Hello! So I am a bit confused about why we would ever use left_on, right_on. It adds an extra column which just repeats another column and seems unnecessarily complicated when compared to just renaming the column in the merge() call.
I just don’t understand in what situation we would prefer to do this, since the result seems to always be more clunky.
Left table we are merging on column ‘product id’ right table we are merging on column ‘id’
But in the merged table the columns that get changed to id_x and id_y (or renamed using suffix) is the ‘id’ column in both tables, not the ‘product id’ column in the left table
According to the Pandas document of the merge method, suffixes are applied to overlapping column names in the left and right side, respectively. In our example, only id is overlapping and others are not, so suffixes are added to id.
Hi,
I’m having a hard time understanding what right_on and left_on actually do. I have read through the exercise several times and read through the pandas documentation, but i’m still really unclear as to what the point of them are.
Thanks for this explanation. I understand now the function of the code.
The only thing I don’t understand is why do we need two identical columns? And why does the code changes the order of the rows? Which order do this follow?
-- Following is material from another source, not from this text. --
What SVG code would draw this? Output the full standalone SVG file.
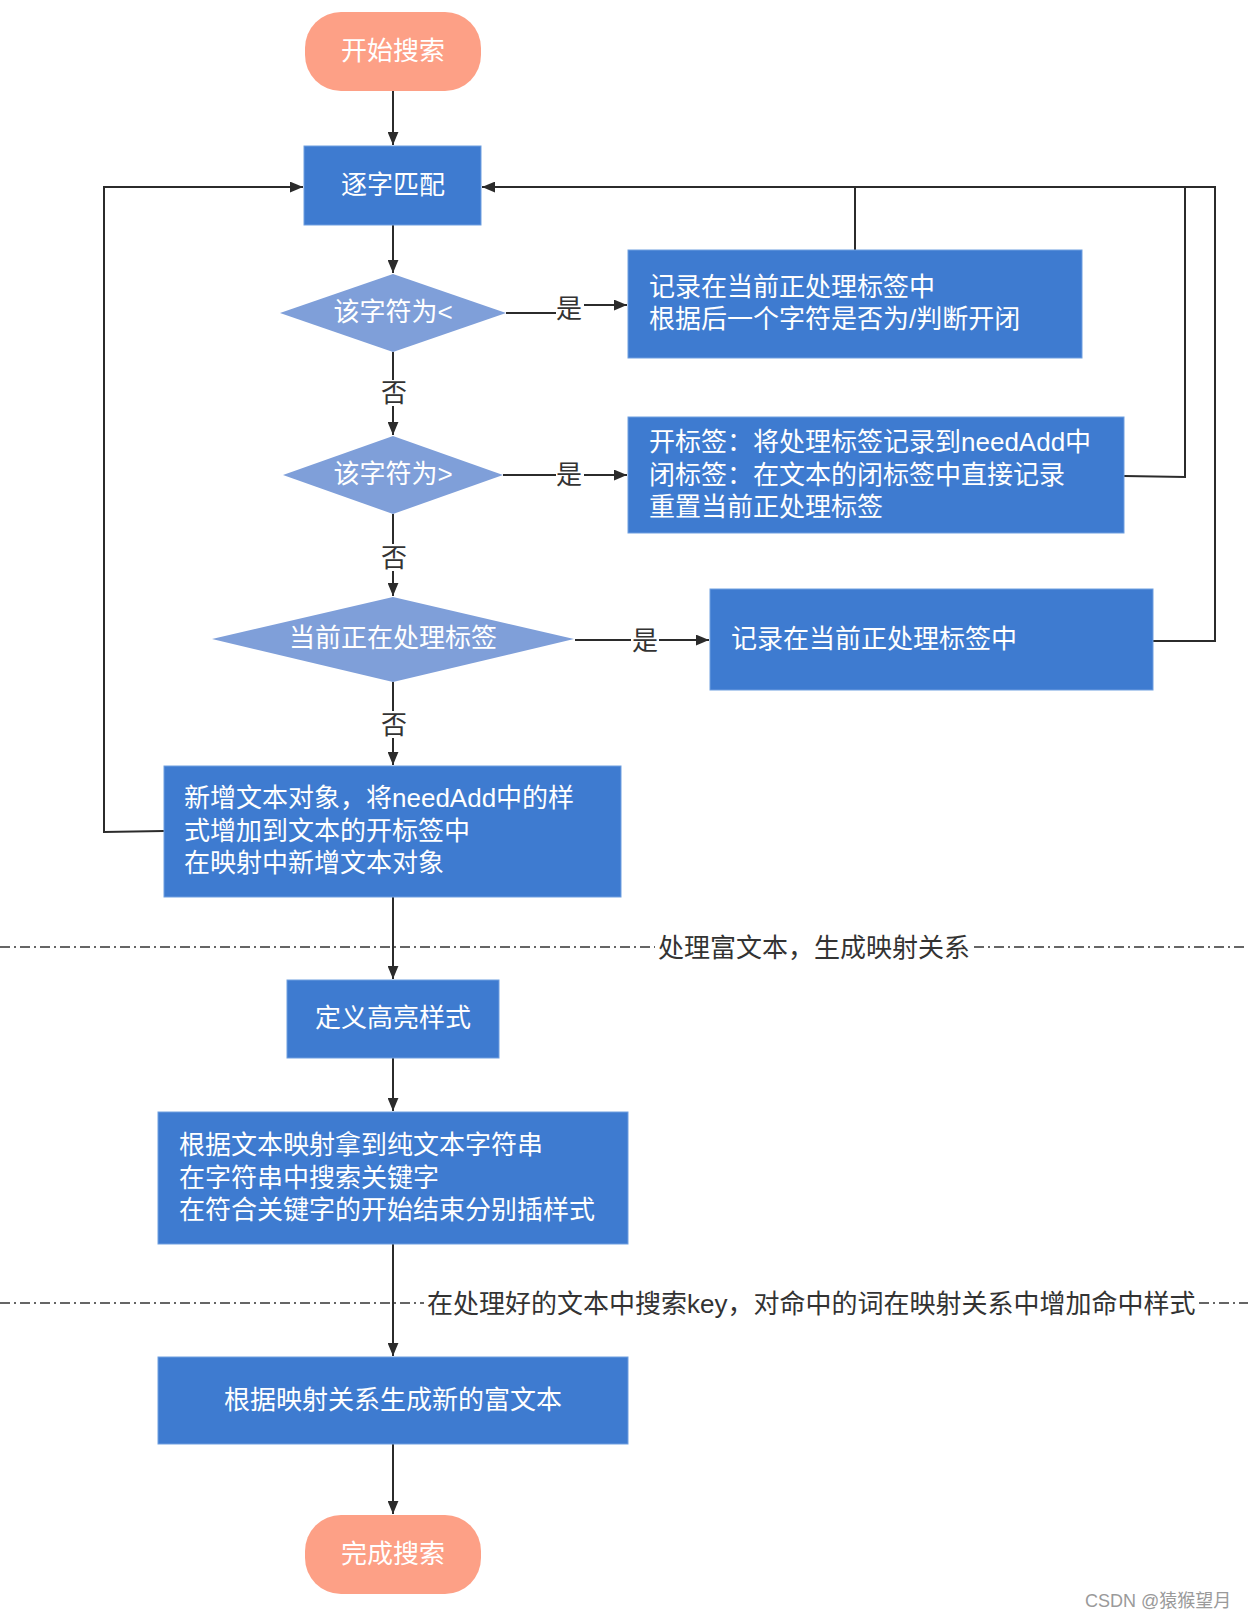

Does identical columns mean product_id and id_products in the merged table? I think it depends on case by case whether it is necessary. If the column names are different, it can be better to keep both. If you think you don’t need it, you can drop it later.
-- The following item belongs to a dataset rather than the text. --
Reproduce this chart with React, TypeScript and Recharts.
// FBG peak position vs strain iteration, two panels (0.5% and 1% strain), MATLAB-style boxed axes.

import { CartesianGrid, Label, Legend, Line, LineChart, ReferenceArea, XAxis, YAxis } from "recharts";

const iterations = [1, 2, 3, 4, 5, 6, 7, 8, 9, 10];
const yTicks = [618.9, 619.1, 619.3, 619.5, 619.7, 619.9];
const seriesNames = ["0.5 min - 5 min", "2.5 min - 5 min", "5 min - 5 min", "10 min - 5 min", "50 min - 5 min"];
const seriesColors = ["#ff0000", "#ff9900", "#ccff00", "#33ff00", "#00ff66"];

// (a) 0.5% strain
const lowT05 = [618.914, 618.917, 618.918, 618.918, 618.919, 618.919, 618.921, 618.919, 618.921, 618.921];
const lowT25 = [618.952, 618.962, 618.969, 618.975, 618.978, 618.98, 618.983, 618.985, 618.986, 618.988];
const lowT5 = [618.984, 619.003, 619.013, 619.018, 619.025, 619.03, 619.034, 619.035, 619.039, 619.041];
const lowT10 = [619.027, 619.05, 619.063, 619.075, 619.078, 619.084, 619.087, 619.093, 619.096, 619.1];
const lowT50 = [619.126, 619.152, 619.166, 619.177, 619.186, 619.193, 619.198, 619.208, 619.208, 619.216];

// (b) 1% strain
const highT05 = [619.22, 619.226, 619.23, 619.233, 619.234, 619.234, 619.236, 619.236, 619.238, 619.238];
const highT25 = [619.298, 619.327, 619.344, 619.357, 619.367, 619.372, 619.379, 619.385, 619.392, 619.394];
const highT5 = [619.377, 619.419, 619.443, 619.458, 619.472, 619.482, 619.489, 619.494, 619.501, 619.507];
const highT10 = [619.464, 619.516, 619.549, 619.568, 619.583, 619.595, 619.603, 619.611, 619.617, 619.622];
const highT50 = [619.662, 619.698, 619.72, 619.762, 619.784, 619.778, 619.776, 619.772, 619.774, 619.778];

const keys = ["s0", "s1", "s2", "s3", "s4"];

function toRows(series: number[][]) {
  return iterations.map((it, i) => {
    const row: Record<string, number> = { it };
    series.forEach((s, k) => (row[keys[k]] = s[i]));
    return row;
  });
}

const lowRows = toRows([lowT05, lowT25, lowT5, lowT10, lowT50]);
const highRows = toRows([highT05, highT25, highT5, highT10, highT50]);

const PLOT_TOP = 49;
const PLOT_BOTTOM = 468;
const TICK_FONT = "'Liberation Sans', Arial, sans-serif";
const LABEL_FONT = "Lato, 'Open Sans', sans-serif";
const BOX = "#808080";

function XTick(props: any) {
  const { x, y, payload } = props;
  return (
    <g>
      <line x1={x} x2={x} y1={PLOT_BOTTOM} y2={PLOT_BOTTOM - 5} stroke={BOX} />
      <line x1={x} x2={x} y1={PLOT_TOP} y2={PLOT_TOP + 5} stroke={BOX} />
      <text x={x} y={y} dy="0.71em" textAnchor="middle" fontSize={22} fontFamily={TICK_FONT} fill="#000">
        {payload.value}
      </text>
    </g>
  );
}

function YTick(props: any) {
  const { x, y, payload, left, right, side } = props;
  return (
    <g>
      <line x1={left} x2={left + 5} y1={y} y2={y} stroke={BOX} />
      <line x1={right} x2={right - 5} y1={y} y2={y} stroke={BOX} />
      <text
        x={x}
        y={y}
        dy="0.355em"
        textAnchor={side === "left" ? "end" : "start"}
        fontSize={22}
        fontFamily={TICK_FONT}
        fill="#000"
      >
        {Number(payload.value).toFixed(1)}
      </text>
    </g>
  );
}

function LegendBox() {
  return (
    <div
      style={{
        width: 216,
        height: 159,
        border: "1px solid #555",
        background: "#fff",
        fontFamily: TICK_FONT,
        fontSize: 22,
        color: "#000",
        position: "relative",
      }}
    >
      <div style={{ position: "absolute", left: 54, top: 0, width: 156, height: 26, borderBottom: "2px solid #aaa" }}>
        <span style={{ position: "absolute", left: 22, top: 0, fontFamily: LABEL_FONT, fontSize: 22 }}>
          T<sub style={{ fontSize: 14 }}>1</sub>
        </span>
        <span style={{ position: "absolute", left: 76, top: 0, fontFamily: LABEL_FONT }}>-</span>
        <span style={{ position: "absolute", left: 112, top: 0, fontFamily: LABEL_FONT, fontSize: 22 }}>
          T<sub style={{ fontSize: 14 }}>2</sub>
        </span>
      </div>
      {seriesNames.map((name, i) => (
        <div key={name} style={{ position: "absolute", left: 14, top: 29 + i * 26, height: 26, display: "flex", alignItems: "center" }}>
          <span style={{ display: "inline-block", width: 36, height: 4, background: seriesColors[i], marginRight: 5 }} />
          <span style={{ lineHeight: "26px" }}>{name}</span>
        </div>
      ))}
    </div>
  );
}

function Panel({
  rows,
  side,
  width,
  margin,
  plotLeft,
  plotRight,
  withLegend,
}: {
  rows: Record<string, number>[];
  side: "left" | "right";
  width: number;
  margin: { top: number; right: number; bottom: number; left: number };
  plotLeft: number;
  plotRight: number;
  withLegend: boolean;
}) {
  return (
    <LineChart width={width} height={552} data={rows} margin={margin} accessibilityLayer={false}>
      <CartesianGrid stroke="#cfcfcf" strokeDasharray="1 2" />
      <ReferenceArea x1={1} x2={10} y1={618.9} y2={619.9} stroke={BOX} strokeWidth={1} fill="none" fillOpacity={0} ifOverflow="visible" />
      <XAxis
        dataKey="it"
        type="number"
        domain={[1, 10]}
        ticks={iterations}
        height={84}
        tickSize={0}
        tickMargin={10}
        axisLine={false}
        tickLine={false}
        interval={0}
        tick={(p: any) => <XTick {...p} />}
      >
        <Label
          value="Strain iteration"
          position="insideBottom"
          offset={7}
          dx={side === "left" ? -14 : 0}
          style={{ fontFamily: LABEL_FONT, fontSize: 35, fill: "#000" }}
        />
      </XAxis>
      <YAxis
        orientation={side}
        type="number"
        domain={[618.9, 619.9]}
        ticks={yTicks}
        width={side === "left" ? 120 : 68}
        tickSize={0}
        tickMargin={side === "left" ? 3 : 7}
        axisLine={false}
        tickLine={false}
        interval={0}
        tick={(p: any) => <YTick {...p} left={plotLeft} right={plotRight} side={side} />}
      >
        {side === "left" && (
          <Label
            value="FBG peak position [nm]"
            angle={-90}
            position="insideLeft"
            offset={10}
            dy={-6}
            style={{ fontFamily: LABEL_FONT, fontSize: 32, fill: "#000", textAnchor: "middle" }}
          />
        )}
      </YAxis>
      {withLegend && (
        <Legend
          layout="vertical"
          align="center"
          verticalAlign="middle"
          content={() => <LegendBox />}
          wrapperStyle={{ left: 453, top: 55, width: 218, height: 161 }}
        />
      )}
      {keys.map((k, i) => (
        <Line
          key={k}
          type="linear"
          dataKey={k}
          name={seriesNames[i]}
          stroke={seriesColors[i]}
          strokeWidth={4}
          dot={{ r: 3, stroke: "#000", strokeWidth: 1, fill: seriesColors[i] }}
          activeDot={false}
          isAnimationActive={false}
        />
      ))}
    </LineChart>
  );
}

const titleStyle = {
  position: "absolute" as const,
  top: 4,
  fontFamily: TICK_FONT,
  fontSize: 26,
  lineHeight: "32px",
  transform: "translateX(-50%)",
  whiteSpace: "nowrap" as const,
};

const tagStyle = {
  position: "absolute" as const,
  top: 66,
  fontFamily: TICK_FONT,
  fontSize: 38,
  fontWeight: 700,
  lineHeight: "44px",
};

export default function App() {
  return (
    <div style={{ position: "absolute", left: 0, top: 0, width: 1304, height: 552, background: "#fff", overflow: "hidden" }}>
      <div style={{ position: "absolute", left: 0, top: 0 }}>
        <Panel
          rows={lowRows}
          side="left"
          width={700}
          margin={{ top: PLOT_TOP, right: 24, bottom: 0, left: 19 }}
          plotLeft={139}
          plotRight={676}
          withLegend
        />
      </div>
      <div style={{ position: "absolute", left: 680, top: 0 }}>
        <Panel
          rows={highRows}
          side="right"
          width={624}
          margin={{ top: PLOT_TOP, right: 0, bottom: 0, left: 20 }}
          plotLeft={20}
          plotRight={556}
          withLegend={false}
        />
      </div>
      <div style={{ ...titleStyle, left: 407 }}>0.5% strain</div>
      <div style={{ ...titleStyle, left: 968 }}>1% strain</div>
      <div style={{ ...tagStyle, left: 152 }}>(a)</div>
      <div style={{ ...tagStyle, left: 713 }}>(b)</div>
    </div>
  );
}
The values in the product_id column of the left table are ordered 3, 2, 1, 4 except for duplicates. It seems that they are organized in this order.
Thanks for your answer. My second question was about which rule the method follows to reordering the rows. I guess I was thinking about a dataFrame where order of rows matters. Maybe a date ordered dataFrame. But I think this is a very specific question. If you know something about it or have a source you can share eventually, I’d be grateful.
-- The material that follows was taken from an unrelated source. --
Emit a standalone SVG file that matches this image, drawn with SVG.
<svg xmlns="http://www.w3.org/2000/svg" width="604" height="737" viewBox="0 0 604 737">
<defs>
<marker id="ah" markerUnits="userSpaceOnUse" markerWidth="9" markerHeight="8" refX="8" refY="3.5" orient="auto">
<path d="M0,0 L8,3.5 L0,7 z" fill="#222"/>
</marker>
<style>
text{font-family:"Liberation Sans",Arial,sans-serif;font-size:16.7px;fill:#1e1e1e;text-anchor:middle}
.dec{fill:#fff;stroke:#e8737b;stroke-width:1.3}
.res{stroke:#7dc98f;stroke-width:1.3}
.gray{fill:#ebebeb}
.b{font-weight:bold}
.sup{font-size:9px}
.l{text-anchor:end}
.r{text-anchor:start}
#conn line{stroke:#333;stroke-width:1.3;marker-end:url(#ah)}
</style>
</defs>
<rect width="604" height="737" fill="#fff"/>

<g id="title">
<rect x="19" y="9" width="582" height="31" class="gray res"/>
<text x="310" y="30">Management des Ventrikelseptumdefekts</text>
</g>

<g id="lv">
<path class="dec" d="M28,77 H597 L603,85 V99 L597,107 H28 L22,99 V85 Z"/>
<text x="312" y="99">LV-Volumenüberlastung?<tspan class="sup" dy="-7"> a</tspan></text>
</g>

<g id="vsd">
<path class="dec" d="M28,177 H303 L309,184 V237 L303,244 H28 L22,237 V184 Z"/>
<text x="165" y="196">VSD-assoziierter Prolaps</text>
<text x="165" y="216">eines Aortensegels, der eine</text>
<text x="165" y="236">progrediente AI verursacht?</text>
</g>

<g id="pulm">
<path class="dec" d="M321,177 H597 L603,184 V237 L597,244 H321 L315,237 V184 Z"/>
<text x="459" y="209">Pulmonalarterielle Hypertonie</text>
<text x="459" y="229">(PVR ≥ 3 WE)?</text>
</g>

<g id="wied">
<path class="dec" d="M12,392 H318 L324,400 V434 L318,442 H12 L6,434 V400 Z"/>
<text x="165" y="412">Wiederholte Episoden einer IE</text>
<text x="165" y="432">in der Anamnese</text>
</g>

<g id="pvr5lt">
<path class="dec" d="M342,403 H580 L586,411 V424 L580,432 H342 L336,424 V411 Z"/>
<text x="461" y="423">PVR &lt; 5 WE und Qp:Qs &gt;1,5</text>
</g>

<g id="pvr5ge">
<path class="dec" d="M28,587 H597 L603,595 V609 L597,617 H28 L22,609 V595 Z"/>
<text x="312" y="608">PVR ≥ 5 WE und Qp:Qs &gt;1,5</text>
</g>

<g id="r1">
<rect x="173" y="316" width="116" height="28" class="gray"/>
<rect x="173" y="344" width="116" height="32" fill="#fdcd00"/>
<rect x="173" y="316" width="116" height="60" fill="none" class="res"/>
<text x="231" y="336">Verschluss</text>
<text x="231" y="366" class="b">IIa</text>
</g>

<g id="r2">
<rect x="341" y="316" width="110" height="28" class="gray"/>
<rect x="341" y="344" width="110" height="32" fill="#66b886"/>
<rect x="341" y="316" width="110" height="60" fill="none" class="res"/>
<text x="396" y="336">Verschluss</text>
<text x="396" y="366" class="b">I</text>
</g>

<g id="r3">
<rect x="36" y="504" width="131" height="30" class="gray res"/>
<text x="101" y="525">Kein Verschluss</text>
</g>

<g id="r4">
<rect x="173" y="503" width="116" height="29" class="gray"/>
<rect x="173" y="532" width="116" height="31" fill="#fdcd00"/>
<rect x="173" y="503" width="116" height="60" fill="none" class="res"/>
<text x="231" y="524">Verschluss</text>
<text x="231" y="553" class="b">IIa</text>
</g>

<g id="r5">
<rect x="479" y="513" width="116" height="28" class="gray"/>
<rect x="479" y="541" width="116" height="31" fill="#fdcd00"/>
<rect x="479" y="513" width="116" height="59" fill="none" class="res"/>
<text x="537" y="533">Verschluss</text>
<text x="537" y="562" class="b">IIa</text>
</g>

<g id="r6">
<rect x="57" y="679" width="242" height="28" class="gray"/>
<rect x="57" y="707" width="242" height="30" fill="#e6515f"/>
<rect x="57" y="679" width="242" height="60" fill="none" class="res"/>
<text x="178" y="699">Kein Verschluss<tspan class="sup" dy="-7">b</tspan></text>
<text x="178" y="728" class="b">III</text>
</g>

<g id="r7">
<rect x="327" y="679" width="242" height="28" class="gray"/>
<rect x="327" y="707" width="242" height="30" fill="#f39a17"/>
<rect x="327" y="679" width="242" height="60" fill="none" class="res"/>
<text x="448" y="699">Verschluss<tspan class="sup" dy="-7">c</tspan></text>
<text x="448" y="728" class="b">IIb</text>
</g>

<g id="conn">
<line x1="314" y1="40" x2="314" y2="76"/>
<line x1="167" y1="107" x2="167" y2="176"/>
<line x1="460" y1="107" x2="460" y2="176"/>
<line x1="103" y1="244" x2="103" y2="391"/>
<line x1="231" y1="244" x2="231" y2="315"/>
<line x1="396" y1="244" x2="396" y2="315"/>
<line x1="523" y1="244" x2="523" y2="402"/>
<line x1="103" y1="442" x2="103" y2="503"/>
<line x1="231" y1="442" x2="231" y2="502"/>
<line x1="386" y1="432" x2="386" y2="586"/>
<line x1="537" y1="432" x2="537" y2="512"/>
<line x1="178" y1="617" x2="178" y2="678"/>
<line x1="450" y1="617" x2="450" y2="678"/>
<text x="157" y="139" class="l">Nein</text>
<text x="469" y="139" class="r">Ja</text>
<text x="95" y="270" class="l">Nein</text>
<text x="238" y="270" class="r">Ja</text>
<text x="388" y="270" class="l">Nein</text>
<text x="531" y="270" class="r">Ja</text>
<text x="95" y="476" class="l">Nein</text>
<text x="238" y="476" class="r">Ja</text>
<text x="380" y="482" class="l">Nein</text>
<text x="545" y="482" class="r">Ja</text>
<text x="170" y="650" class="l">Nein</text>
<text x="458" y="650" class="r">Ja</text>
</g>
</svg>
If you’re talking about merges themselves then it can be a bit complex, in some circumstances you can maintain them and in others they’re somewhat forgotten (is the join on one or more indices?). Check the docs for some of the options pandas.DataFrame.merge — pandas 1.3.4 documentation
I haven’t followed the source code in detail, so I don’t know the exact rules. I’ve just guessed from the merged results. Checking the product_id column in the left table from the top, first process the rows whose product_id is 3, then process the rows whose product_id is 2, … and so on.
As @tgrtim mentioned, we have some options to control ordering. For example, if we set sort=True, the result is sorted in lexicographic order with respect to product_id.
orders_products = pd.merge(..., sort=True)
If you want to sort by a column which order matters, such as timestamp, you can use .sort_values().
I find it very unattractive to have two columns id_orders and id_products while the other columns end with id. Specifying a prefix on merge is not possible, is it?
Was curious about this and looked into it. Doesn’t appear to be an option within the Pandas merge method.
You can always modify the name afterwards or use add_prefix. It’s mainly to deal with the situation when your final table would otherwise end up with identical column names after the merge and the suffix is there to differentiate them in those situations. You can always process it further later down the stream.